Remember in Funny Games, when one of the killers was shot, and the film rewound itself? Haneke plays with the idea that the filmmaker is a god. He taunts us with our wishes (“I hope these killers die”) and destroys us.

He does it again here.

“Antoine Doinel” (lovely name) gives some compelling evidence (which I checked – and hot damn Haneke!):

The question of who made/sent the tapes in Haneke’s provocative ‘thriller’ Caché has produced endless debate and conjecture the world over, the following is a working through of sorts, an interpretation of the film in regards to the infamous tapes.

Approximately 10 minutes into the film we see a night shot of George and Anne’s street and apartment, a car approaches from behind the camera filming the shot and causes a large shadow of the “hidden” camera to be revealed on the left hand side bush (this shadow goes unnoticed by many or is not identified by them as a camera shadow). The camera is obviously not “hidden,” or a ‘hand-held’ camcorder one might expect a ‘voyeur’ to be using, the shadows outline clearly reveals a fully equipped production camera on a tripod with matte-box, flags and follow focus etc. At first, one is inclined to be generous and forgive the filmmaker for such a production flaw (this is not that uncommon after all), however it is a very staged (controlled) and considered shot (as Haneke is renowned for) and this “mistake” would have been seen during the blocking out of the shot, so then, it has to be deliberate, that is, a purposely staged element, or clue for the viewer.

Haneke then blatantly makes sure we know it was not a “mistake” when he shows us the camera shadow again (approx 12:40 in), we see the footage being rewound and then stop exactly at the point the camera shadow appears and then it plays back, the camera shadow (along with the childish drawing the tape came wrapped in which we saw in the previous shot) triggers an intercut image of Majid as a young boy, who startled by a presence, looks up and stares directly at the camera (“us”, George), blood coming from his mouth which he ashamedly wipes away (this use of a mindscreen technique is unusual for Haneke, he is giving us access into George’s consciousness). The meaning of this internal image is clarified later as a selfish lie George told to his parents to get rid of Majid when he was a child, this lie is the cause of his repressed guilt. Symbolically it is George’s car headlights that cause the camera shadow to appear, to be revealed to the audioviewer as he parks his car, we see him walk past and enter his apartment.
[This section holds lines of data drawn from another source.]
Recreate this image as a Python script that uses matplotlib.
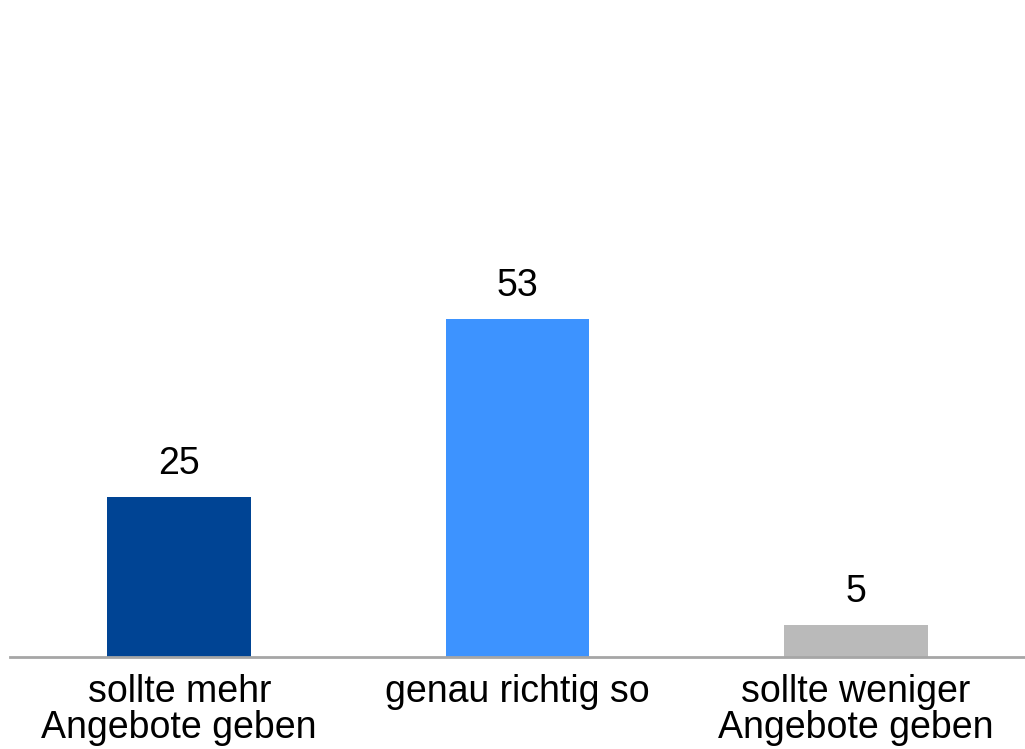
import matplotlib
matplotlib.use('Agg')
from matplotlib import pyplot as plt

categories = ['sollte mehr\nAngebote geben', 'genau richtig so', 'sollte weniger\nAngebote geben']
values = [25, 53, 5]
colors = ['#004494', '#3d93ff', '#bababa']

plt.rcParams['font.family'] = ['Liberation Sans', 'DejaVu Sans']

fig = plt.figure(figsize=(10.25, 7.49), dpi=100)
ax = fig.add_axes([0.0098, 0.1228, 0.9902, 0.852])

x = range(len(values))
bars = ax.bar(x, values, width=0.425, color=colors)

for xi, v in zip(x, values):
    ax.annotate(str(v), (xi, v), xytext=(0, 11), textcoords='offset points',
                ha='center', va='bottom', fontsize=27)

ax.set_xlim(-0.5, 2.5)
ax.set_ylim(0, 100)
ax.set_yticks([])
ax.set_xticks(list(x))
ax.set_xticklabels(categories, fontsize=27, linespacing=1.0)
ax.tick_params(axis='x', length=0, pad=12)

for s in ['top', 'right', 'left']:
    ax.spines[s].set_visible(False)
ax.spines['bottom'].set_color('#a6a6a6')
ax.spines['bottom'].set_linewidth(2)

plt.savefig('out.png', dpi=100)
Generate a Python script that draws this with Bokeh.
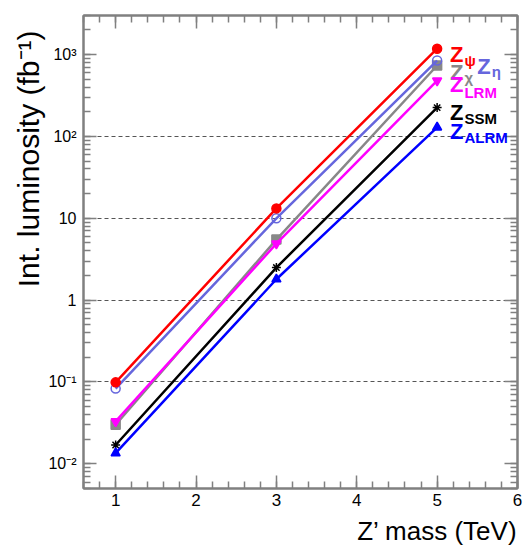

This observable fact (camera shadow) dismisses any theories of a fictional character being responsible for filming and sending the tapes, which is clearly a ‘red herring’, a generic device that Haneke has used to mislead us, and this red herring has been taken in hook, line and sinker. Why? Haneke is taking advantage of (relying on) the fact that most audioviewers have been so conditioned by mainstream cinema and literature to expect to uncover the culprit in the last reel/pages. He is knowingly playing with the audioviewers expectation of cinematic endings (particularly in regards to the thriller/mystery genre) and subverting them. Herein lies the unresolved/unexplained beauty of Caché, we are denied this traditional revelation.

Read more at the source.

And there’s also this equally valid political reading:

Early in the film, Georges has an angry confrontation with a Black man on a bicycle; events in Algeria are mentioned. There is a lingering shot of a Black girl who is a guest at one of their dinner parties: she is laughing nervously, the gullible victim of a shaggy dog story. The implications are subtly but clear: France, like many other nations, has very carefully forgotten its colonial past, forgotten that active racist policies were in practice only last century, forgotten the vast pillage of African nations. Forgotten that the comfortable position of the privileged ruling middle class is one that is based on exclusion, discrimination, and, at heart, violence against the other, and that the perpetual fear of imagined reprisal gnaws the secretly guilty heart of those who live free of such injustice. What is hidden is not simply Georges’ guilty secret, but civilisation’s – a civilisation that not only exists through the exclusion of perceived barbarism, but that creates, nurtures, and defines that very barbarism: civilisation which would not exist without its significant, (in)visible other.

5 thoughts on “caché (hidden)”

  1. Great discussion on the meanings of the film/ending, one of the many reasons that I love Haneke’s films is that he doesn’t pander to his audiences. He leaves you to make your own mind up about the allegory. This film was extremely unsettling and disturbing, but brilliant.

    1. Very true. I am planning to watch his earlier films + Amour. Friends are suggesting I watch The Piano Teacher and White Ribbon, but I’d like to do it chronologically (so I should start with Seventh Continent). Haha good luck to me. Thank you for visiting! :)

  2. When the credits rolled, my reaction was “what happened there?” I thought I had just fallen asleep and had missed the important ending (it was one of those very late night films). Like you, I read extensively and I must say, I liked that “Haneke placed the videotapes himself” idea most of all.

    I also find the political reading you included interesting. It reminded me of a friend who didn’t really like Paris when he visited. He thought, not to sound racist, that the city was not built for the mix of cultures living there now. To paraphrase his impression of the city (which I think is very true about many multicultural cities): “France colonised these developing countries and now it’s facing the consequences of the colonies having the privilege to move to France. So many homeless in the streets, etc. and now their solution is to kick their asses out of the country.”

    1. Thanks for the comment, and I love the meta reading too! That is a good observation by your friend; you can say the same about the US (and true, other colonizers). It’s sad.